WHAT TO PRODUCE - Return precisely the span of lines from the top of the material below to the line containing "plt.rcParams['font.family'] = ['DejaVu Sans']", both included. Pictures are excluded.

# Start of SOURCE DATA

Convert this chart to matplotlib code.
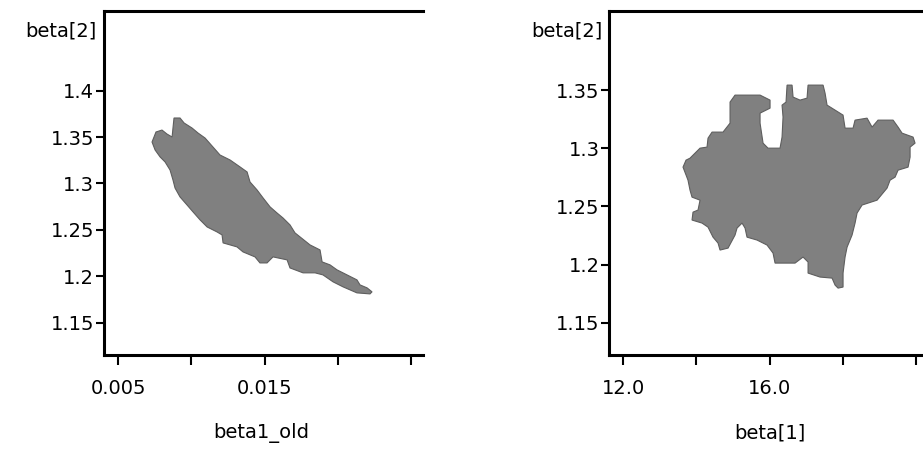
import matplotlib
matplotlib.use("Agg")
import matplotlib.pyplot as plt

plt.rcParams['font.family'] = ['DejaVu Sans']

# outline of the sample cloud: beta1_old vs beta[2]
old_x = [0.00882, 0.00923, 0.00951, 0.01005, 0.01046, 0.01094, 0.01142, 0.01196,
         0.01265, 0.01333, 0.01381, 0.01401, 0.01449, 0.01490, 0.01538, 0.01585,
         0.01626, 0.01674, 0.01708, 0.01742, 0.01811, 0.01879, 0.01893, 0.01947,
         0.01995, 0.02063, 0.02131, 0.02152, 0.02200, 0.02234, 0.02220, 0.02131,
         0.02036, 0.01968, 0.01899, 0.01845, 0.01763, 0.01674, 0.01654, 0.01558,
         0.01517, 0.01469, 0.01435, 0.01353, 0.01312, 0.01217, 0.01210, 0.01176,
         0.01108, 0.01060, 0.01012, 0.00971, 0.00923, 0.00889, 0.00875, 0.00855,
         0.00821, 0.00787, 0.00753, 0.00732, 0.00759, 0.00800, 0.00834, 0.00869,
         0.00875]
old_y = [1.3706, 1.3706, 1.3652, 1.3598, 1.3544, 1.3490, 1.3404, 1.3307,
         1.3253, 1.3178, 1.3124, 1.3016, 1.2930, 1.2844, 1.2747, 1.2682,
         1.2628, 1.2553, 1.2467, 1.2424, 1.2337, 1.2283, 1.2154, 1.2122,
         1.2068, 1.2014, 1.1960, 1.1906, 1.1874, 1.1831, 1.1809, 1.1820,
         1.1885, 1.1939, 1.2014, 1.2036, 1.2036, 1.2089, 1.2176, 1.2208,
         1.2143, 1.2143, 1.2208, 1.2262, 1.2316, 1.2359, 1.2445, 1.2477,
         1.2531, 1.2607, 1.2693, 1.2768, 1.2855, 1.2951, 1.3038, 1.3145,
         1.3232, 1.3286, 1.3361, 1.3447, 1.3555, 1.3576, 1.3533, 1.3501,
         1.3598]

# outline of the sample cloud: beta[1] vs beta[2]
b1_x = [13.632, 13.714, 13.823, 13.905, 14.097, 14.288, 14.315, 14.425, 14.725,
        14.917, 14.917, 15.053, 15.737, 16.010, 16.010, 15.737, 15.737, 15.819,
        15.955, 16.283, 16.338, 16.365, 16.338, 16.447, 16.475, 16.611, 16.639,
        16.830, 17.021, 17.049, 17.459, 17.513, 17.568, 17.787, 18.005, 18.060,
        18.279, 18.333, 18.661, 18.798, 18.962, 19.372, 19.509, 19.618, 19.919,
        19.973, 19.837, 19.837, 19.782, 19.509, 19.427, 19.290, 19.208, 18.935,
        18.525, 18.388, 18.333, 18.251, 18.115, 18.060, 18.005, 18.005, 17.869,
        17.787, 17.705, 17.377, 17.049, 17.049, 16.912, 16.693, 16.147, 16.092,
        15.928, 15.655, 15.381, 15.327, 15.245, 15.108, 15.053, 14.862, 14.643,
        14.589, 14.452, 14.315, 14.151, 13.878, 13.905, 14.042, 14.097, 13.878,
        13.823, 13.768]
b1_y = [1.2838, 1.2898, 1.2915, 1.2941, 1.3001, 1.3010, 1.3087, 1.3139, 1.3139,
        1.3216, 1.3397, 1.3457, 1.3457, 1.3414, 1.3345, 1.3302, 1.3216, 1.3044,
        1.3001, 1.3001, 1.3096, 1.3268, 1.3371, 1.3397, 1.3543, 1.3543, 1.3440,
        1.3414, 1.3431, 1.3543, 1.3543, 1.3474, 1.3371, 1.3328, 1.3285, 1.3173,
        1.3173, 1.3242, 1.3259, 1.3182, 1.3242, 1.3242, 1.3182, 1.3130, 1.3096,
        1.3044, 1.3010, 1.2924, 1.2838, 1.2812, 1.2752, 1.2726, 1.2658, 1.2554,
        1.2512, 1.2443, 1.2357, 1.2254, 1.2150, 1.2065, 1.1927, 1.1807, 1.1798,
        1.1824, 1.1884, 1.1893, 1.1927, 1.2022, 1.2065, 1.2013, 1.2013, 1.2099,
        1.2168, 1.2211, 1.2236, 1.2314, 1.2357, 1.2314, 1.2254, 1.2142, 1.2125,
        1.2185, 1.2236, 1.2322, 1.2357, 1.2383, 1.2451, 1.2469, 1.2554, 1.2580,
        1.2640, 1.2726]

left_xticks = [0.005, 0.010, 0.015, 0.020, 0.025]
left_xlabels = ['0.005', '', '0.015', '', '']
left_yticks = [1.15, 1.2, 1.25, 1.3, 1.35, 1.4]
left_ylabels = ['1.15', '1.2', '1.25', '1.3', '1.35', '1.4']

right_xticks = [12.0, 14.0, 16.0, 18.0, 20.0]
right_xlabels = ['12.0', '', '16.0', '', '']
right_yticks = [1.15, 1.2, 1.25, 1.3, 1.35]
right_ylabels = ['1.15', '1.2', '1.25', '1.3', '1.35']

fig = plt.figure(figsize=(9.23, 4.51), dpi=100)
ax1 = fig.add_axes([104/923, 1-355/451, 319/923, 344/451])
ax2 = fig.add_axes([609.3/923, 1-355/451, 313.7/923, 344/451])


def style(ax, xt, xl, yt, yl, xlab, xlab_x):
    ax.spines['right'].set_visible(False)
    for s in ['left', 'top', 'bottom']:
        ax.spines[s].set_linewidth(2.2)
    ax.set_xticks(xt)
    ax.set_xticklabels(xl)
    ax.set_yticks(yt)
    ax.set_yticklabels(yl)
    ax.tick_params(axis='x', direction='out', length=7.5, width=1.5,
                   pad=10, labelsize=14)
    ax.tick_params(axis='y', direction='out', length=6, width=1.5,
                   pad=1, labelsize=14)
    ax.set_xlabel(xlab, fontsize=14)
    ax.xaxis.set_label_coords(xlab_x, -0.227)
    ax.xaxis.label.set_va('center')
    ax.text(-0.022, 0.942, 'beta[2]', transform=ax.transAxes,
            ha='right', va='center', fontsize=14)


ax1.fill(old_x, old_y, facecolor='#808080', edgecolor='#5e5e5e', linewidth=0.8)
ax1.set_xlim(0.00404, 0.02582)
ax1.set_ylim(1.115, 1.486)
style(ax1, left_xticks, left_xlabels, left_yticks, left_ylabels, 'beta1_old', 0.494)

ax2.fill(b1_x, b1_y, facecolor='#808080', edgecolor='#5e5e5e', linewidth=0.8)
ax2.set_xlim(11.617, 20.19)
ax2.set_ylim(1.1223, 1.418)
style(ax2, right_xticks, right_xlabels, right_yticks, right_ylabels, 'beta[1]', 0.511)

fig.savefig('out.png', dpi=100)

# End of SOURCE DATA

OUTPUT FOR THIS TASK -
Convert this chart to matplotlib code.
import matplotlib
matplotlib.use("Agg")
import matplotlib.pyplot as plt

plt.rcParams['font.family'] = ['DejaVu Sans']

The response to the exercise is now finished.